**GIVEN TASK:** Write out every line below that includes the word "this".
— start of RAW DATA —
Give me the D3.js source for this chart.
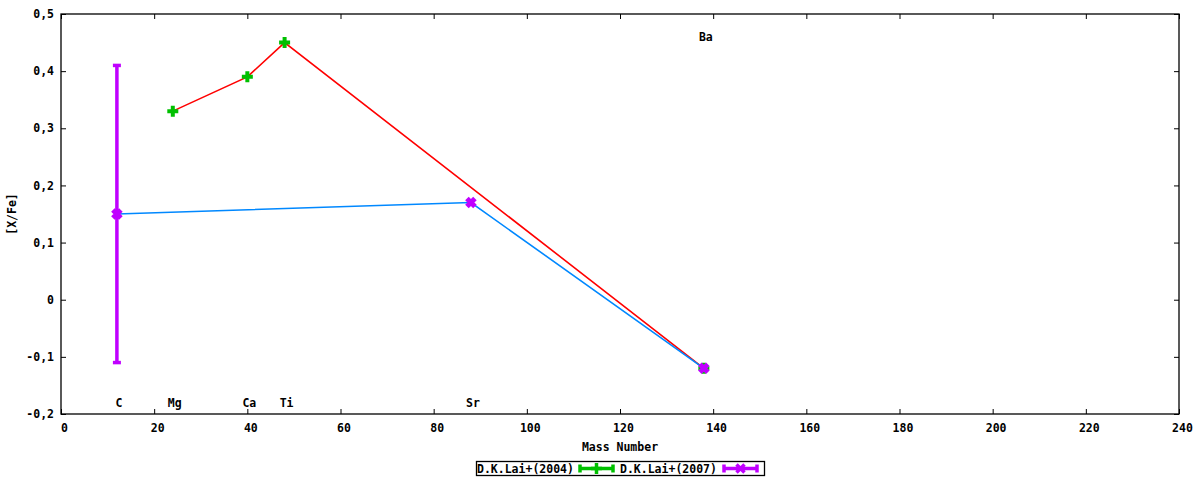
<!DOCTYPE html>
<html>
<head>
    <meta charset="utf-8" />
    <title>[X/Fe] vs Mass Number</title>
    <script src="https://cdn.jsdelivr.net/npm/d3@7/dist/d3.min.js"></script>
    <style type="text/css">
        body { margin: 0; background: #fff; }
        text { font-family: "DejaVu Sans Mono", monospace; font-size: 11.5px; font-weight: bold; fill: #000; }
    </style>
</head>
<body>
<div id="chart"></div>
<script type="text/javascript">
    // D.K.Lai+(2004): Mg, Ca, Ti, Ba
    var lai2004Mass = [24, 40, 48, 138];
    var lai2004Val = [0.33, 0.39, 0.45, -0.12];

    // D.K.Lai+(2007): C, Sr, Ba
    var lai2007Mass = [12, 88, 138];
    var lai2007Val = [0.15, 0.17, -0.12];
    var lai2007Err = [0.26, 0, 0];

    // element labels
    var elemNames = ["C", "Mg", "Ca", "Ti", "Sr", "Ba"];
    var elemMass = [12, 24, 40, 48, 88, 138];
    var elemY = [-0.18, -0.18, -0.18, -0.18, -0.18, 0.46];

    var xTicks = [0, 20, 40, 60, 80, 100, 120, 140, 160, 180, 200, 220, 240];
    var yTicks = [-0.2, -0.1, 0, 0.1, 0.2, 0.3, 0.4, 0.5];

    var width = 1200, height = 480;
    var margin = { top: 14, right: 21, bottom: 66, left: 61 };

    var svg = d3.select("#chart").append("svg")
        .attr("width", width)
        .attr("height", height);

    var x = d3.scaleLinear().domain([0, 240]).range([margin.left, width - margin.right]);
    var y = d3.scaleLinear().domain([-0.2, 0.5]).range([height - margin.bottom, margin.top]);

    var loc = d3.formatLocale({ decimal: ",", thousands: ".", grouping: [3], currency: ["", ""], minus: "-" });
    var fmt = loc.format(".1~f");

    // axes with inward ticks, mirrored on top/right
    var gx = svg.append("g").attr("transform", "translate(0," + y.range()[0] + ")")
        .call(d3.axisBottom(x).tickValues(xTicks).tickSizeInner(-5).tickSizeOuter(0).tickPadding(10).tickFormat(d3.format("d")));
    var gy = svg.append("g").attr("transform", "translate(" + x.range()[0] + ",0)")
        .call(d3.axisLeft(y).tickValues(yTicks).tickSizeInner(-5).tickSizeOuter(0).tickPadding(7).tickFormat(fmt));
    var gt = svg.append("g").attr("transform", "translate(0," + y.range()[1] + ")")
        .call(d3.axisTop(x).tickValues(xTicks).tickSizeInner(-5).tickSizeOuter(0).tickFormat(""));
    var gr = svg.append("g").attr("transform", "translate(" + x.range()[1] + ",0)")
        .call(d3.axisRight(y).tickValues(yTicks).tickSizeInner(-5).tickSizeOuter(0).tickFormat(""));
    [gx, gy, gt, gr].forEach(function (g) {
        g.select(".domain").remove();
        g.selectAll("text").attr("font-family", null).attr("font-size", null);
        g.selectAll("line").attr("stroke", "#000");
    });
    gx.selectAll("text").attr("dx", 3);

    // frame
    svg.append("rect")
        .attr("x", x.range()[0]).attr("y", y.range()[1])
        .attr("width", x.range()[1] - x.range()[0])
        .attr("height", y.range()[0] - y.range()[1])
        .attr("fill", "none").attr("stroke", "#000").attr("stroke-width", 1.3);

    // axis titles
    svg.append("text")
        .attr("x", (x.range()[0] + x.range()[1]) / 2).attr("y", 451)
        .attr("text-anchor", "middle").text("Mass Number");
    svg.append("text")
        .attr("transform", "translate(16," + (y.range()[0] + y.range()[1]) / 2 + ") rotate(-90)")
        .attr("text-anchor", "middle").text("[X/Fe]");

    // element labels
    svg.selectAll(".elem").data(elemNames).enter().append("text")
        .attr("class", "elem")
        .attr("x", function (d, i) { return x(elemMass[i]) + 2; })
        .attr("y", function (d, i) { return y(elemY[i]); })
        .attr("dy", "0.35em")
        .attr("text-anchor", "middle")
        .text(function (d) { return d; });

    var line = d3.line()
        .x(function (d) { return x(d[0]); })
        .y(function (d) { return y(d[1]); });

    var s2004 = lai2004Mass.map(function (m, i) { return [m, lai2004Val[i]]; });
    var s2007 = lai2007Mass.map(function (m, i) { return [m, lai2007Val[i], lai2007Err[i]]; });

    svg.append("path").datum(s2004).attr("d", line)
        .attr("fill", "none").attr("stroke", "#ff0000").attr("stroke-width", 1.6);
    svg.append("path").datum(s2007).attr("d", line)
        .attr("fill", "none").attr("stroke", "#0088ff").attr("stroke-width", 1.6);

    var green = "#00c000", purple = "#c000ff";
    var plusShape = "M-5.5,0H5.5M0,-5.5V5.5";
    var crossShape = "M-4,-4L4,4M-4,4L4,-4";

    // green plus markers
    svg.selectAll(".p2004").data(s2004).enter().append("path")
        .attr("class", "p2004")
        .attr("transform", function (d) { return "translate(" + x(d[0]) + "," + y(d[1]) + ")"; })
        .attr("d", plusShape)
        .attr("stroke", green).attr("stroke-width", 4).attr("fill", "none");

    // purple error bars
    var eb = svg.selectAll(".eb").data(s2007.filter(function (d) { return d[2] > 0; })).enter().append("g");
    eb.append("line")
        .attr("x1", function (d) { return x(d[0]); }).attr("x2", function (d) { return x(d[0]); })
        .attr("y1", function (d) { return y(d[1] - d[2]); }).attr("y2", function (d) { return y(d[1] + d[2]); })
        .attr("stroke", purple).attr("stroke-width", 3.5);
    eb.each(function (d) {
        var g = d3.select(this);
        [d[1] - d[2], d[1] + d[2]].forEach(function (v) {
            g.append("line")
                .attr("x1", x(d[0]) - 4).attr("x2", x(d[0]) + 4)
                .attr("y1", y(v)).attr("y2", y(v))
                .attr("stroke", purple).attr("stroke-width", 3.5);
        });
    });

    // purple x markers
    svg.selectAll(".p2007").data(s2007).enter().append("path")
        .attr("class", "p2007")
        .attr("transform", function (d) { return "translate(" + x(d[0]) + "," + y(d[1]) + ")"; })
        .attr("d", crossShape)
        .attr("stroke", purple).attr("stroke-width", 5).attr("fill", "none");

    // legend
    var lg = svg.append("g");
    lg.append("rect").attr("x", 476.5).attr("y", 461.5).attr("width", 288).attr("height", 14)
        .attr("fill", "none").attr("stroke", "#000").attr("stroke-width", 1.3);
    lg.append("text").attr("x", 477).attr("y", 472.5).text("D.K.Lai+(2004)");
    lg.append("text").attr("x", 620).attr("y", 472.5).text("D.K.Lai+(2007)");

    function legendSample(x0, x1, color, shape) {
        var ym = 468.5;
        lg.append("line").attr("x1", x0).attr("x2", x1).attr("y1", ym).attr("y2", ym)
            .attr("stroke", color).attr("stroke-width", 3.5);
        [x0, x1].forEach(function (xx) {
            lg.append("line").attr("x1", xx).attr("x2", xx).attr("y1", ym - 4).attr("y2", ym + 4)
                .attr("stroke", color).attr("stroke-width", 3.5);
        });
        lg.append("path").attr("transform", "translate(" + (x0 + x1) / 2 + "," + ym + ")")
            .attr("d", shape).attr("stroke", color).attr("stroke-width", 3.5).attr("fill", "none");
    }
    legendSample(580, 613, green, plusShape);
    legendSample(724, 757, purple, crossShape);
</script>
</body>
</html>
— end of RAW DATA —
**COMPLETE ANSWER:**
Give me the D3.js source for this chart.
        var g = d3.select(this);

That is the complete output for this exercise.